Historically, most people had to fend for themselves when it came to supplying their homes with water. A well or a nearby stream did the job in most cases. A cistern held water for dry spells. The water wasn’t necessarily safe to drink, but boiling it into tea or soup rendered pathogens harmless. Adding grain and fermenting water into low alcohol beer accomplished the same goal.
With my own properties I tend to strive for pragmatic solutions at a reasonable price point. When I built a little vacation cottage in rural Hawaii there was no municipal water supply available and the property was too close to the beach for a well since the water would have been salty. So I attached a few tanks to the rain gutters. That gave me a 6,000 gallon supply of water that has never been exhausted in spite of periodic droughts. The water is run through a carbon filter and an ultraviolet zapper to eliminate bacteria, viruses, and impurities before it enters the house.
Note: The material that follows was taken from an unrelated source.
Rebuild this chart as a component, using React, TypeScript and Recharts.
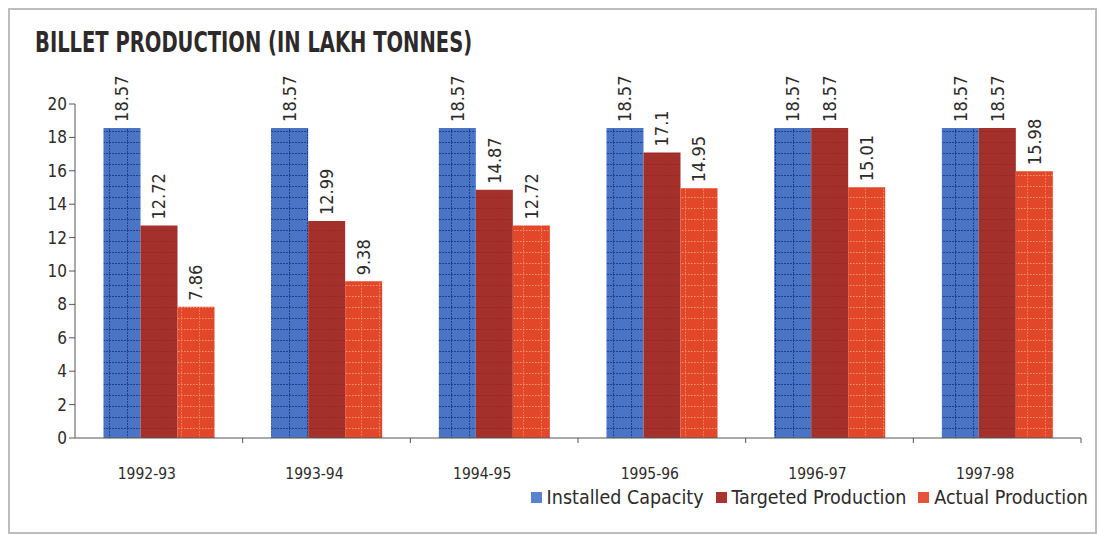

When I bought a modest fixer upper in Sonoma County the roof needed to be replaced. I chose a standing seam metal roof not only for its durability and ability to reflect summer heat off the house, but because it’s the cleanest surface for rain water catchment. I then installed a tank in the back garden and plumbed it to the rain gutters. This house has a private well, but California is earthquake country. It’s highly likely that in an emergency the power would go out and cause the electric well pump to fail. Having a ready supply of water on hand makes the property more resilient.
Here in San Francisco I have multiple water tanks tucked away in various spots. The configuration of the building and roof material don’t lend themselves to rainwater catchment so these tanks are filled with tap water delivered through a food grade garden hose. I calculate this is enough water to keep everyone in the building provisioned for about a month if we’re judicious. I feel more secure knowing this water is available.
My most recent property purchase is in an historic neighborhood in Cincinnati. Since Ohio has a winter season with hard freezes I’ll have to install the water tanks in the basement where the temperature is moderate throughout the year. The renovation of the building will include a new roof and I’ll be selecting a clean surface for rainwater catchment there as well. Ohio may not be subject to earthquakes or droughts like California, but it’s always best to have a Plan B. You never know. Back in 2014 the Elk River in West Virginia was contaminated by a chemical spill and 300,000 people in several cities were without water for a prolonged period of time. I think it’s sensible for everyone to have a parallel water system on hand regardless of the location or particulars.